I've always believed making someone do something against their will is never conducive. However, when I heard David Cameron's proposal to make unemployed youths volunteer for 30 hours a week in return for claiming benefits, I had to admit he was onto something.
Before I'm chastised and taken down on Twitter - I believe 30 hours may be a tad extreme, but it is a great idea.
We've all seen the research showing the elderly are getting lonelier, charities are desperate for support, and youths are lacking in skills and experience. There's also nothing more soul-destroying than the prospect of having weeks and weeks of empty nothingness stretching ahead of you, and simply not being able to get a job - however hard you try.
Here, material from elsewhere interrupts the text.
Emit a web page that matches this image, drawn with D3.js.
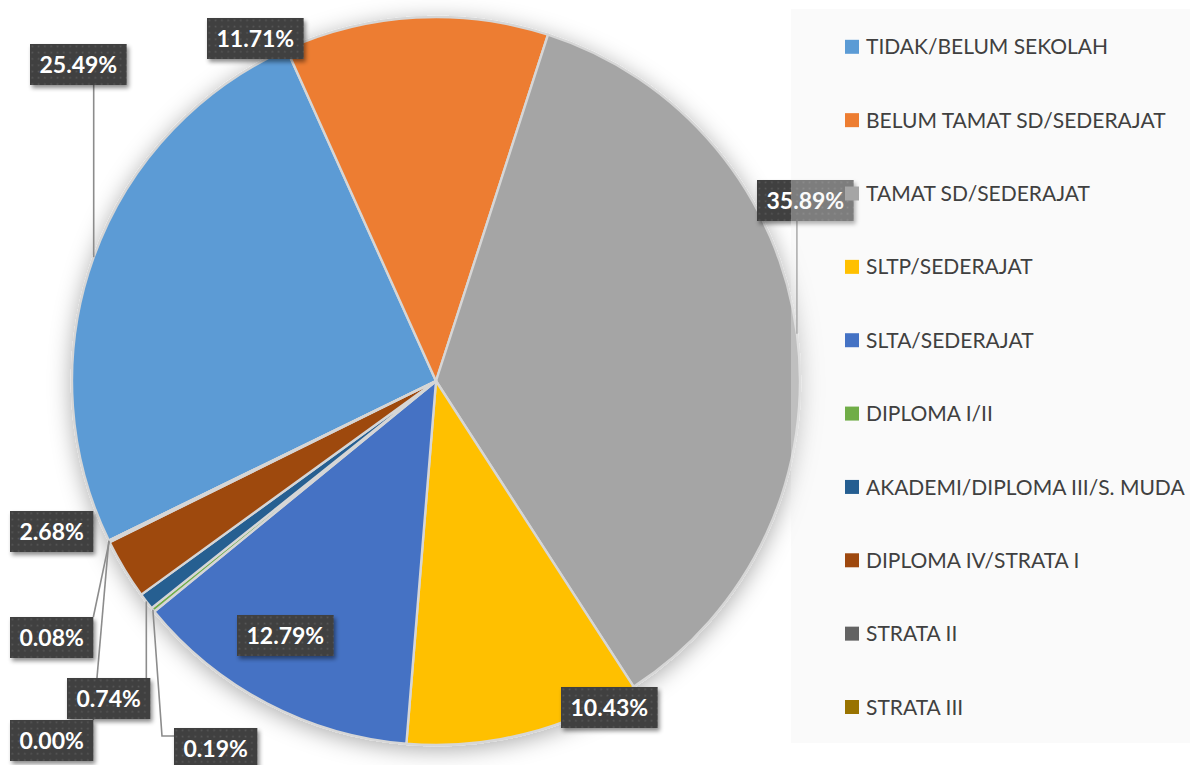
<!DOCTYPE html>
<html>
<head>
<meta charset="utf-8">
<script src="https://cdn.jsdelivr.net/npm/d3@7"></script>
<style>
  html, body { margin: 0; padding: 0; background: #fff; }
  svg { display: block; font-family: Lato, "Open Sans", sans-serif; }
</style>
</head>
<body>
<svg id="chart" width="1190" height="765"></svg>
<script>
// data, in slice order
var categories = ["TIDAK/BELUM SEKOLAH", "BELUM TAMAT SD/SEDERAJAT", "TAMAT SD/SEDERAJAT",
                  "SLTP/SEDERAJAT", "SLTA/SEDERAJAT", "DIPLOMA I/II",
                  "AKADEMI/DIPLOMA III/S. MUDA", "DIPLOMA IV/STRATA I", "STRATA II", "STRATA III"];
var shares = [25.49, 11.71, 35.89, 10.43, 12.79, 0.19, 0.74, 2.68, 0.08, 0.00];
var colors = ["#5b9bd5", "#ed7d31", "#a5a5a5", "#ffc000", "#4472c4",
              "#70ad47", "#255e91", "#9e480e", "#636363", "#997300"];

// label box placement (top-left), leader line and elbow flags
var labelPos = [
    {x: 30,  y: 44,  line: true,  elbow: false},
    {x: 207, y: 18,  line: false, elbow: false},
    {x: 757, y: 180, line: true,  elbow: false},
    {x: 561, y: 687, line: false, elbow: false},
    {x: 237, y: 615, line: false, elbow: false},
    {x: 174, y: 728, line: true,  elbow: true},
    {x: 67,  y: 678, line: true,  elbow: false},
    {x: 10,  y: 511, line: false, elbow: false},
    {x: 10,  y: 617, line: true,  elbow: false},
    {x: 10,  y: 720, line: true,  elbow: false}
];

var svg = d3.select("#chart");
var cx = 436, cy = 381, radius = 364;
var startA = -116 * Math.PI / 180;

var defs = svg.append("defs");
var pieShadow = defs.append("filter").attr("id", "pieShadow")
    .attr("x", "-20%").attr("y", "-20%").attr("width", "140%").attr("height", "140%");
pieShadow.append("feDropShadow").attr("dx", 0).attr("dy", 4)
    .attr("stdDeviation", 11).attr("flood-color", "#000").attr("flood-opacity", 0.32);

var boxShadow = defs.append("filter").attr("id", "boxShadow")
    .attr("x", "-20%").attr("y", "-30%").attr("width", "150%").attr("height", "170%");
boxShadow.append("feDropShadow").attr("dx", 2).attr("dy", 3)
    .attr("stdDeviation", 2.2).attr("flood-color", "#000").attr("flood-opacity", 0.45);

var dots = defs.append("pattern").attr("id", "dots")
    .attr("patternUnits", "userSpaceOnUse").attr("width", 6.3).attr("height", 6.3);
dots.append("rect").attr("width", 6.3).attr("height", 6.3).attr("fill", "#404040");
dots.append("rect").attr("x", 1.5).attr("y", 1.5).attr("width", 1.6).attr("height", 1.6).attr("fill", "#585858");

var pie = d3.pie().sort(null).value(function(d){ return d; })
    .startAngle(startA).endAngle(startA + 2 * Math.PI);
var arcs = pie(shares);

var arc = d3.arc().innerRadius(0).outerRadius(radius);

var pieG = svg.append("g")
    .attr("transform", "translate(" + cx + "," + cy + ")")
    .attr("filter", "url(#pieShadow)");

pieG.selectAll("path")
    .data(arcs)
    .enter().append("path")
    .attr("d", arc)
    .attr("fill", function(d, i){ return colors[i]; })
    .attr("stroke", "#d6d6d6")
    .attr("stroke-width", 2.4)
    .attr("stroke-linejoin", "round");

// leader lines
function arcPoint(d) {
    var a = (d.startAngle + d.endAngle) / 2;
    return [cx + radius * Math.sin(a), cy - radius * Math.cos(a)];
}

var fmt = d3.format(".2f");
var boxH = 41, padX = 9.5;

var labelG = svg.append("g");

// measure text widths first
var tmp = labelG.append("text").attr("font-size", 23).attr("font-weight", "bold");
var widths = arcs.map(function(d){
    tmp.text(fmt(d.data) + "%");
    return tmp.node().getComputedTextLength() + 2 * padX;
});
tmp.remove();

var lineG = svg.insert("g", "g:last-of-type");
arcs.forEach(function(d, i){
    var p = labelPos[i];
    if (!p.line) return;
    var ap = arcPoint(d);
    var w = widths[i];
    var pts;
    if (p.elbow) {
        var my = p.y + 8;
        pts = [ap, [p.x - 12, my], [p.x, my]];
    } else {
        var bx = Math.max(p.x, Math.min(p.x + w, ap[0]));
        var by = Math.max(p.y, Math.min(p.y + boxH, ap[1]));
        pts = [ap, [bx, by]];
    }
    lineG.append("path")
        .attr("d", d3.line()(pts))
        .attr("fill", "none")
        .attr("stroke", "#8c8c8c")
        .attr("stroke-width", 1.6);
});

var lab = labelG.selectAll("g.lab")
    .data(arcs)
    .enter().append("g")
    .attr("class", "lab")
    .attr("transform", function(d, i){ return "translate(" + labelPos[i].x + "," + labelPos[i].y + ")"; });

lab.append("rect")
    .attr("width", function(d, i){ return widths[i]; })
    .attr("height", boxH)
    .attr("fill", "url(#dots)")
    .attr("filter", "url(#boxShadow)");

lab.append("text")
    .attr("x", function(d, i){ return widths[i] / 2; })
    .attr("y", boxH / 2 + 8.4)
    .attr("text-anchor", "middle")
    .attr("font-size", 23)
    .attr("font-weight", "bold")
    .attr("fill", "#fff")
    .text(function(d){ return fmt(d.data) + "%"; });

// legend
var legendG = svg.append("g");
legendG.append("rect")
    .attr("x", 791).attr("y", 9)
    .attr("width", 399).attr("height", 734)
    .attr("fill", "#f2f2f2")
    .attr("fill-opacity", 0.35);

var ly = d3.scalePoint().domain(categories).range([46.8, 707]);

var item = legendG.selectAll("g.item")
    .data(categories)
    .enter().append("g")
    .attr("class", "item")
    .attr("transform", function(d){ return "translate(845," + ly(d) + ")"; });

item.append("rect")
    .attr("x", 0).attr("y", -7)
    .attr("width", 14).attr("height", 14)
    .attr("fill", function(d, i){ return colors[i]; });

item.append("text")
    .attr("x", 21)
    .attr("y", 7.6)
    .attr("font-size", 21)
    .attr("fill", "#404040")
    .text(function(d){ return d; });
</script>
</body>
</html>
Applicants have to tick more and more boxes when they're applying for jobs, with employers giving your CV a mere eight seconds of attention before they decide yay or nay. If I was an employer presented with identical job applications, except one candidate had volunteering experience and the other didn't, I sure know who I'd pick.
Why not connect our young people with charities and older generations, meanwhile equipping them with the communication, teamwork and God knows however many other skills they need to get jobs? Why not give them the chance to boost their CVs and learn invaluable life lessons about punctuality, work attire and networking?
They're certainly not getting those skills in school - a whopping 93% of young people aren't getting the careers advice they need, so how are they supposed to know how to converse with a manager, or how to build their social skills, or realise that you never get a second chance to make a first impression?
Volunteering also offers the chance to find out your strengths - and your weaknesses - and more importantly, where your passions lie, without the price tag of a training course.
Not only that, but the rewards of volunteering are endless; there's nothing quite like the feeling of helping someone else - for free.
Research published in 2014 revealed three million 10 to 20 year olds had taken part in volunteering during that year. So why don't we give everyone else the chance to try it out too?
You never know, they might even like it.